■ **Stored data**
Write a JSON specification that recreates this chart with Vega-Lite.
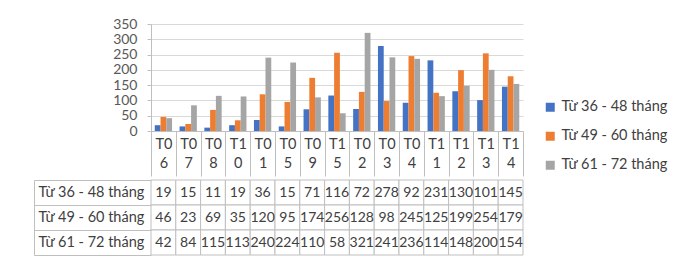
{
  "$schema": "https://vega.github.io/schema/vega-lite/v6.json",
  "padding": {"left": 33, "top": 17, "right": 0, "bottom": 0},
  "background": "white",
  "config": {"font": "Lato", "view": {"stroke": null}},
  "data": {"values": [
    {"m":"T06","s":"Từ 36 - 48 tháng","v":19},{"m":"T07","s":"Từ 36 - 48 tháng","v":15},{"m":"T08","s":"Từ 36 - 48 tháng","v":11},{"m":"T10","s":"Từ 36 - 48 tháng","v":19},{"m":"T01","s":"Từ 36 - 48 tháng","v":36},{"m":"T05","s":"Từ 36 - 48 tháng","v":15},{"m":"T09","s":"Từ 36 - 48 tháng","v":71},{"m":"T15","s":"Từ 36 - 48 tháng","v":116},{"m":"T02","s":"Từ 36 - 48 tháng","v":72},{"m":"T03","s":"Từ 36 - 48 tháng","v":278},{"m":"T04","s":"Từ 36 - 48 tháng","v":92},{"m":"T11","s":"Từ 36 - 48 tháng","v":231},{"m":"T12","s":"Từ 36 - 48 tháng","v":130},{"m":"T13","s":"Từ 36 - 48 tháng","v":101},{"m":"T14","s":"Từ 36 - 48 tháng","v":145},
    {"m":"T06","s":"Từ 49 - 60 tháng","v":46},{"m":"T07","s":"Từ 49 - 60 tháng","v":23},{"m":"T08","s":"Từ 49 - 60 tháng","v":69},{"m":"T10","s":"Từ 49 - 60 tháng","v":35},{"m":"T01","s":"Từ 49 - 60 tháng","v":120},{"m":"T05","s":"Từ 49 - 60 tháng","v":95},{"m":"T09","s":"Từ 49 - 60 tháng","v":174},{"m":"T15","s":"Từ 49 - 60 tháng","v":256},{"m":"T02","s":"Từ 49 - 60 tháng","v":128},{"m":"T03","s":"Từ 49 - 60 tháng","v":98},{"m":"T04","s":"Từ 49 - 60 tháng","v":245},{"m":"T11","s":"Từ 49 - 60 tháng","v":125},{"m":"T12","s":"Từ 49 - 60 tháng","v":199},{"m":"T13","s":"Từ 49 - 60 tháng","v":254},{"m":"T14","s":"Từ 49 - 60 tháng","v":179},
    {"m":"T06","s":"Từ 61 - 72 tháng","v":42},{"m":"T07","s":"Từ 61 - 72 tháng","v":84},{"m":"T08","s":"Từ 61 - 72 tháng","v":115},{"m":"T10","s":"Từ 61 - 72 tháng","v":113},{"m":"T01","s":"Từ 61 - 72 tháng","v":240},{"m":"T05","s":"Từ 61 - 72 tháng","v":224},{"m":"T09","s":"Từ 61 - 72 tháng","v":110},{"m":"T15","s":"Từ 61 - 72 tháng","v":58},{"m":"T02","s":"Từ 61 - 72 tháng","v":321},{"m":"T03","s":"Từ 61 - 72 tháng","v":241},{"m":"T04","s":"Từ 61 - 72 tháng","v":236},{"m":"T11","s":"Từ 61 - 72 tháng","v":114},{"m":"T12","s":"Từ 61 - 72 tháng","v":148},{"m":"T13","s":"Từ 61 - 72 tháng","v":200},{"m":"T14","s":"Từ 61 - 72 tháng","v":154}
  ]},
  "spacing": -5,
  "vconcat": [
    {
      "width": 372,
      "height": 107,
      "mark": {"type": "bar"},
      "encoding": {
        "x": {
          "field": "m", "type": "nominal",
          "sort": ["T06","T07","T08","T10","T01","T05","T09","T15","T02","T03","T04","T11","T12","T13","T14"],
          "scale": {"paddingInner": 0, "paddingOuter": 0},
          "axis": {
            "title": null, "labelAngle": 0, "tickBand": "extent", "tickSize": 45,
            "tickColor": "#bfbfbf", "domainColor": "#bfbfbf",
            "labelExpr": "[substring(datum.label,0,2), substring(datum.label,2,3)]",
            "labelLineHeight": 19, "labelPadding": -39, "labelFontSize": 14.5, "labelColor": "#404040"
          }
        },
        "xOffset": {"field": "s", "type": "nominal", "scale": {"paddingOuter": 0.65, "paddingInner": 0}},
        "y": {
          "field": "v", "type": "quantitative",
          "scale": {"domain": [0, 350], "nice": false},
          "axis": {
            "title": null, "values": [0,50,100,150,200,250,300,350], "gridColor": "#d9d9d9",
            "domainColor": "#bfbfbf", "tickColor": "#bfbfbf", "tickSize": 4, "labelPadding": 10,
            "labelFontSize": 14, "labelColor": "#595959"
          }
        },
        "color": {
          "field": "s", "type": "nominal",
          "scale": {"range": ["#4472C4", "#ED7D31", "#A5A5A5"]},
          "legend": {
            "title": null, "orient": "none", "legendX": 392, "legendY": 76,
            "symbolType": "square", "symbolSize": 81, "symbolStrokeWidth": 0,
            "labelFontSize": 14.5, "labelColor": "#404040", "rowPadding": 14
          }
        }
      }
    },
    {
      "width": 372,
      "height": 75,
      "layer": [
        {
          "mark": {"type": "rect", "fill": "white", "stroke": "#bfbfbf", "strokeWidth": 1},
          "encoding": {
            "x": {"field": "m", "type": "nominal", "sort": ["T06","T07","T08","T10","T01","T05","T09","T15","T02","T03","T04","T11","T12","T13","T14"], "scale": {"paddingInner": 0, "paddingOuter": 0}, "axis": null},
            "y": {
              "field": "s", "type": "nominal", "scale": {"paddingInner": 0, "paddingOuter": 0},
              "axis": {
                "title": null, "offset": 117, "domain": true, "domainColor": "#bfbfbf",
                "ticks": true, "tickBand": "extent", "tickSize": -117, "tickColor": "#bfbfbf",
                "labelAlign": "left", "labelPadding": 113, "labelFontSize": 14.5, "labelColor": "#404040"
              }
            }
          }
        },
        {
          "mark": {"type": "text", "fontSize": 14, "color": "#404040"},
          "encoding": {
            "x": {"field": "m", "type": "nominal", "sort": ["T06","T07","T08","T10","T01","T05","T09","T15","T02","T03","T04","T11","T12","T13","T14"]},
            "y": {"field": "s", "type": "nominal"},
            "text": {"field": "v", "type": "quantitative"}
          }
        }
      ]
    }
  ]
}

■ **Prompt**
From start to finish, output the listing exactly, but omit its pictures.

■ **Result**
Write a JSON specification that recreates this chart with Vega-Lite.
{
  "$schema": "https://vega.github.io/schema/vega-lite/v6.json",
  "padding": {"left": 33, "top": 17, "right": 0, "bottom": 0},
  "background": "white",
  "config": {"font": "Lato", "view": {"stroke": null}},
  "data": {"values": [
    {"m":"T06","s":"Từ 36 - 48 tháng","v":19},{"m":"T07","s":"Từ 36 - 48 tháng","v":15},{"m":"T08","s":"Từ 36 - 48 tháng","v":11},{"m":"T10","s":"Từ 36 - 48 tháng","v":19},{"m":"T01","s":"Từ 36 - 48 tháng","v":36},{"m":"T05","s":"Từ 36 - 48 tháng","v":15},{"m":"T09","s":"Từ 36 - 48 tháng","v":71},{"m":"T15","s":"Từ 36 - 48 tháng","v":116},{"m":"T02","s":"Từ 36 - 48 tháng","v":72},{"m":"T03","s":"Từ 36 - 48 tháng","v":278},{"m":"T04","s":"Từ 36 - 48 tháng","v":92},{"m":"T11","s":"Từ 36 - 48 tháng","v":231},{"m":"T12","s":"Từ 36 - 48 tháng","v":130},{"m":"T13","s":"Từ 36 - 48 tháng","v":101},{"m":"T14","s":"Từ 36 - 48 tháng","v":145},
    {"m":"T06","s":"Từ 49 - 60 tháng","v":46},{"m":"T07","s":"Từ 49 - 60 tháng","v":23},{"m":"T08","s":"Từ 49 - 60 tháng","v":69},{"m":"T10","s":"Từ 49 - 60 tháng","v":35},{"m":"T01","s":"Từ 49 - 60 tháng","v":120},{"m":"T05","s":"Từ 49 - 60 tháng","v":95},{"m":"T09","s":"Từ 49 - 60 tháng","v":174},{"m":"T15","s":"Từ 49 - 60 tháng","v":256},{"m":"T02","s":"Từ 49 - 60 tháng","v":128},{"m":"T03","s":"Từ 49 - 60 tháng","v":98},{"m":"T04","s":"Từ 49 - 60 tháng","v":245},{"m":"T11","s":"Từ 49 - 60 tháng","v":125},{"m":"T12","s":"Từ 49 - 60 tháng","v":199},{"m":"T13","s":"Từ 49 - 60 tháng","v":254},{"m":"T14","s":"Từ 49 - 60 tháng","v":179},
    {"m":"T06","s":"Từ 61 - 72 tháng","v":42},{"m":"T07","s":"Từ 61 - 72 tháng","v":84},{"m":"T08","s":"Từ 61 - 72 tháng","v":115},{"m":"T10","s":"Từ 61 - 72 tháng","v":113},{"m":"T01","s":"Từ 61 - 72 tháng","v":240},{"m":"T05","s":"Từ 61 - 72 tháng","v":224},{"m":"T09","s":"Từ 61 - 72 tháng","v":110},{"m":"T15","s":"Từ 61 - 72 tháng","v":58},{"m":"T02","s":"Từ 61 - 72 tháng","v":321},{"m":"T03","s":"Từ 61 - 72 tháng","v":241},{"m":"T04","s":"Từ 61 - 72 tháng","v":236},{"m":"T11","s":"Từ 61 - 72 tháng","v":114},{"m":"T12","s":"Từ 61 - 72 tháng","v":148},{"m":"T13","s":"Từ 61 - 72 tháng","v":200},{"m":"T14","s":"Từ 61 - 72 tháng","v":154}
  ]},
  "spacing": -5,
  "vconcat": [
    {
      "width": 372,
      "height": 107,
      "mark": {"type": "bar"},
      "encoding": {
        "x": {
          "field": "m", "type": "nominal",
          "sort": ["T06","T07","T08","T10","T01","T05","T09","T15","T02","T03","T04","T11","T12","T13","T14"],
          "scale": {"paddingInner": 0, "paddingOuter": 0},
          "axis": {
            "title": null, "labelAngle": 0, "tickBand": "extent", "tickSize": 45,
            "tickColor": "#bfbfbf", "domainColor": "#bfbfbf",
            "labelExpr": "[substring(datum.label,0,2), substring(datum.label,2,3)]",
            "labelLineHeight": 19, "labelPadding": -39, "labelFontSize": 14.5, "labelColor": "#404040"
          }
        },
        "xOffset": {"field": "s", "type": "nominal", "scale": {"paddingOuter": 0.65, "paddingInner": 0}},
        "y": {
          "field": "v", "type": "quantitative",
          "scale": {"domain": [0, 350], "nice": false},
          "axis": {
            "title": null, "values": [0,50,100,150,200,250,300,350], "gridColor": "#d9d9d9",
            "domainColor": "#bfbfbf", "tickColor": "#bfbfbf", "tickSize": 4, "labelPadding": 10,
            "labelFontSize": 14, "labelColor": "#595959"
          }
        },
        "color": {
          "field": "s", "type": "nominal",
          "scale": {"range": ["#4472C4", "#ED7D31", "#A5A5A5"]},
          "legend": {
            "title": null, "orient": "none", "legendX": 392, "legendY": 76,
            "symbolType": "square", "symbolSize": 81, "symbolStrokeWidth": 0,
            "labelFontSize": 14.5, "labelColor": "#404040", "rowPadding": 14
          }
        }
      }
    },
    {
      "width": 372,
      "height": 75,
      "layer": [
        {
          "mark": {"type": "rect", "fill": "white", "stroke": "#bfbfbf", "strokeWidth": 1},
          "encoding": {
            "x": {"field": "m", "type": "nominal", "sort": ["T06","T07","T08","T10","T01","T05","T09","T15","T02","T03","T04","T11","T12","T13","T14"], "scale": {"paddingInner": 0, "paddingOuter": 0}, "axis": null},
            "y": {
              "field": "s", "type": "nominal", "scale": {"paddingInner": 0, "paddingOuter": 0},
              "axis": {
                "title": null, "offset": 117, "domain": true, "domainColor": "#bfbfbf",
                "ticks": true, "tickBand": "extent", "tickSize": -117, "tickColor": "#bfbfbf",
                "labelAlign": "left", "labelPadding": 113, "labelFontSize": 14.5, "labelColor": "#404040"
              }
            }
          }
        },
        {
          "mark": {"type": "text", "fontSize": 14, "color": "#404040"},
          "encoding": {
            "x": {"field": "m", "type": "nominal", "sort": ["T06","T07","T08","T10","T01","T05","T09","T15","T02","T03","T04","T11","T12","T13","T14"]},
            "y": {"field": "s", "type": "nominal"},
            "text": {"field": "v", "type": "quantitative"}
          }
        }
      ]
    }
  ]
}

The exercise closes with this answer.